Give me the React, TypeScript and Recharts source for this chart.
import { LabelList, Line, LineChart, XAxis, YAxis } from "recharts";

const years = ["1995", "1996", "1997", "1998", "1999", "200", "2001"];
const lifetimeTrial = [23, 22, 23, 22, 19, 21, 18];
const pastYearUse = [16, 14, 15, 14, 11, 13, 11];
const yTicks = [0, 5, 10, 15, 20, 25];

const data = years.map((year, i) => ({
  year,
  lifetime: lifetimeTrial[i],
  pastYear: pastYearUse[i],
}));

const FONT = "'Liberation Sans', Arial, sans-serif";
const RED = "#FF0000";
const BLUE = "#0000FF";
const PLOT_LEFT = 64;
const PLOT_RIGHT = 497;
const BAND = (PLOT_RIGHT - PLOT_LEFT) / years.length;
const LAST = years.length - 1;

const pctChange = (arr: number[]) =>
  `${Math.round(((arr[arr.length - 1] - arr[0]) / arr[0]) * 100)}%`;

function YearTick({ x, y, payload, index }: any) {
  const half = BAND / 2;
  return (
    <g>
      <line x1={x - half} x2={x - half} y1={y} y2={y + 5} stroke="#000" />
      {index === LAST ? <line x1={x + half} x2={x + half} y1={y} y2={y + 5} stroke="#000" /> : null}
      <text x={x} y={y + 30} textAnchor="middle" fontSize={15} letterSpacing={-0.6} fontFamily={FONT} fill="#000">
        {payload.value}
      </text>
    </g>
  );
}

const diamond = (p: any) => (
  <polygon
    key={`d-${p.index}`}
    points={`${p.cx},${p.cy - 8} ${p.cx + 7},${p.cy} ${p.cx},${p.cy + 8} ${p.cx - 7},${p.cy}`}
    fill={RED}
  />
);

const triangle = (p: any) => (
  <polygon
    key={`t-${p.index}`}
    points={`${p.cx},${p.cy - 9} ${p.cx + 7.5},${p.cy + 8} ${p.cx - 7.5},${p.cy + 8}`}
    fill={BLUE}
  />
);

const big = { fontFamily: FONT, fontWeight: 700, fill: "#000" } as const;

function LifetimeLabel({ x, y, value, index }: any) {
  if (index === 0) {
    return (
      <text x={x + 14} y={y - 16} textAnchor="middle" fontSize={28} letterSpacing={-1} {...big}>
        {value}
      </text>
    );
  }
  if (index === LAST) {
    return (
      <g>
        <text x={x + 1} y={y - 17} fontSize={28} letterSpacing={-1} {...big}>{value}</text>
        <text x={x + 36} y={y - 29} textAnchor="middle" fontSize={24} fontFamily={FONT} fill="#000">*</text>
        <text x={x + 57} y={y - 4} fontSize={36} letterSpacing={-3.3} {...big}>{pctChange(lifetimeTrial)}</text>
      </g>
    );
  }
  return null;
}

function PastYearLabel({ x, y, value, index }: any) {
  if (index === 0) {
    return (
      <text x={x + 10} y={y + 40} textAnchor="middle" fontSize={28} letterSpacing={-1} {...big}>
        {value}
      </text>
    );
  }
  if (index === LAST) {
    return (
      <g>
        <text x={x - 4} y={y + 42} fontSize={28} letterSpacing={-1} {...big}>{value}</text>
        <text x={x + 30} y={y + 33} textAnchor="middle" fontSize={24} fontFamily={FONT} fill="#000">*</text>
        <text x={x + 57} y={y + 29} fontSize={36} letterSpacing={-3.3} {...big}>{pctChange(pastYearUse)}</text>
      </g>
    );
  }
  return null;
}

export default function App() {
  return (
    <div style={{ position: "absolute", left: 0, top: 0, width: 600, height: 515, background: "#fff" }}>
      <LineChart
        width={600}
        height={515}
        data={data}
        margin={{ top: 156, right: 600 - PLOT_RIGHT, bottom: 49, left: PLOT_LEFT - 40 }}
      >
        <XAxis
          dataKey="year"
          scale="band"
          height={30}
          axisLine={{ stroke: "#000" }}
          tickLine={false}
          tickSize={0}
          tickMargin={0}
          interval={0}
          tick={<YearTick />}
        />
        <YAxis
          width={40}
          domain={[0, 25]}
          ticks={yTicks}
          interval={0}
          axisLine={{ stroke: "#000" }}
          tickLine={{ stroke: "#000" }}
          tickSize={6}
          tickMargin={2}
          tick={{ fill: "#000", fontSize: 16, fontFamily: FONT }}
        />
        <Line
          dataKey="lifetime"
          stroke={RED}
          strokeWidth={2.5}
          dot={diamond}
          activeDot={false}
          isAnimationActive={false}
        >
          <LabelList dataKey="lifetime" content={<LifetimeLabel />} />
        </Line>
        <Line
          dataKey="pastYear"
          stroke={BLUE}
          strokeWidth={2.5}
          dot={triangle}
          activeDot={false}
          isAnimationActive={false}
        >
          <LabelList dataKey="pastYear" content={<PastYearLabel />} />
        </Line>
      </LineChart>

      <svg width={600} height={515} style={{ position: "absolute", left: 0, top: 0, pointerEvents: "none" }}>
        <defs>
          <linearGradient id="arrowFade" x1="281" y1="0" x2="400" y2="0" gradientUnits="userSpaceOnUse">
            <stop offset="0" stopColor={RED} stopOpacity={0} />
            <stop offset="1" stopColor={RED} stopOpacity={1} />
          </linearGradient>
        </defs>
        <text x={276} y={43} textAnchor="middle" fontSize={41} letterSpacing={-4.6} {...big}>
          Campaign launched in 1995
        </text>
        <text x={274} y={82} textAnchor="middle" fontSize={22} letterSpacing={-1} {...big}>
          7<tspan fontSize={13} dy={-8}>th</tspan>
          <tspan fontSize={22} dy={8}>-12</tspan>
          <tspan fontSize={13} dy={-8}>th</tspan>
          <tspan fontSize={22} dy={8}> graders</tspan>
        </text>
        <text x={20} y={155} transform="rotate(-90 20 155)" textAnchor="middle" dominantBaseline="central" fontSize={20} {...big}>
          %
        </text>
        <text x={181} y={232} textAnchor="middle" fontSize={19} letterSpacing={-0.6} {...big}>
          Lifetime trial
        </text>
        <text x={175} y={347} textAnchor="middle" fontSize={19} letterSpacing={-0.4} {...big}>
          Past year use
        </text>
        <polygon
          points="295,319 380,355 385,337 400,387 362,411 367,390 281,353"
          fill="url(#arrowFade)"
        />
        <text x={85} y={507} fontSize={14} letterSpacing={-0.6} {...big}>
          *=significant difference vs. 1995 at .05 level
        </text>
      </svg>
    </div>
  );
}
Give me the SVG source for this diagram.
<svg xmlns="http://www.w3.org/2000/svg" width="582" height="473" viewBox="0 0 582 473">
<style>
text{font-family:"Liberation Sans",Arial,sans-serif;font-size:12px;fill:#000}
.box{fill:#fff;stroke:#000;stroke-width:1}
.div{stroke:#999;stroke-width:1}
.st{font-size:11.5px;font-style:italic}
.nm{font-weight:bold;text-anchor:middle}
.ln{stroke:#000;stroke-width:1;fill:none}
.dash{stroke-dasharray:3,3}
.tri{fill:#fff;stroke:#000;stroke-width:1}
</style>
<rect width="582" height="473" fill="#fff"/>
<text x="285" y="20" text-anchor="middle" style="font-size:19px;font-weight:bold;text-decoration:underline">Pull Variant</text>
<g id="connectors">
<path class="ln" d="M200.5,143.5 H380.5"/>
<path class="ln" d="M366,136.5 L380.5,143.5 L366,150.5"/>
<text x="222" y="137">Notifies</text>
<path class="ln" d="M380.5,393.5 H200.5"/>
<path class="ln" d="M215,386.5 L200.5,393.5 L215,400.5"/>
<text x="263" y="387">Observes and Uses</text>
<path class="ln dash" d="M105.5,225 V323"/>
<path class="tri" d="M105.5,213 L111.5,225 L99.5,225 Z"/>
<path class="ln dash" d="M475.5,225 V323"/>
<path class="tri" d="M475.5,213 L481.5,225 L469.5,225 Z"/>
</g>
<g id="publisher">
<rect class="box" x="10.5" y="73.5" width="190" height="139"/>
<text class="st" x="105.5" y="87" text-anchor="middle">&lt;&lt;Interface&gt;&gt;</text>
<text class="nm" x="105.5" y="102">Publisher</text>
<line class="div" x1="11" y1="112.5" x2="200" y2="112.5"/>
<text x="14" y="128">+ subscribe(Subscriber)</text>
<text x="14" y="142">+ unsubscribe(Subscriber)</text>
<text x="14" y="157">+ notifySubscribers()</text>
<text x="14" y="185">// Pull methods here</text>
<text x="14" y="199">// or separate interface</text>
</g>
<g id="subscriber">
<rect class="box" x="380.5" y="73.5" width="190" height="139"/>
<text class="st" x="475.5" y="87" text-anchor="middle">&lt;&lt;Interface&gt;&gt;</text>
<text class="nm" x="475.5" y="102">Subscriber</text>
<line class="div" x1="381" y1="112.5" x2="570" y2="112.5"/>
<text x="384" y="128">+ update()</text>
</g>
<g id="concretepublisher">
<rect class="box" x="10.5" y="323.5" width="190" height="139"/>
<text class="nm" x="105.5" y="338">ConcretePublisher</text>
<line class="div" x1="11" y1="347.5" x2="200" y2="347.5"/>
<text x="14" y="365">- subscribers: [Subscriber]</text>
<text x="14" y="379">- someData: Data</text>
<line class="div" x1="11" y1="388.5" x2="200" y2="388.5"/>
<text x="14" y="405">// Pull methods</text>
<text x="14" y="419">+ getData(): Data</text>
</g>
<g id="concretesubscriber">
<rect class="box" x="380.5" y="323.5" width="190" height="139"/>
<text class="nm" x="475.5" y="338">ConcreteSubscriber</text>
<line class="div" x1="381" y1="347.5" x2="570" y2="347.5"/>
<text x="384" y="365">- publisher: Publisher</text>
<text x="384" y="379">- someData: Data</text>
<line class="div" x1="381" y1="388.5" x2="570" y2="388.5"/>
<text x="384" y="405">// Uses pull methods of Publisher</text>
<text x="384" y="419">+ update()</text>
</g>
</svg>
• • •
§ DIRECTIVE: Return exactly the leading lines of the listing, stopping after the line in which "const LAST = years.length - 1;" occurs.

§ CORRECT RESULT:
Give me the React, TypeScript and Recharts source for this chart.
import { LabelList, Line, LineChart, XAxis, YAxis } from "recharts";

const years = ["1995", "1996", "1997", "1998", "1999", "200", "2001"];
const lifetimeTrial = [23, 22, 23, 22, 19, 21, 18];
const pastYearUse = [16, 14, 15, 14, 11, 13, 11];
const yTicks = [0, 5, 10, 15, 20, 25];

const data = years.map((year, i) => ({
  year,
  lifetime: lifetimeTrial[i],
  pastYear: pastYearUse[i],
}));

const FONT = "'Liberation Sans', Arial, sans-serif";
const RED = "#FF0000";
const BLUE = "#0000FF";
const PLOT_LEFT = 64;
const PLOT_RIGHT = 497;
const BAND = (PLOT_RIGHT - PLOT_LEFT) / years.length;
const LAST = years.length - 1;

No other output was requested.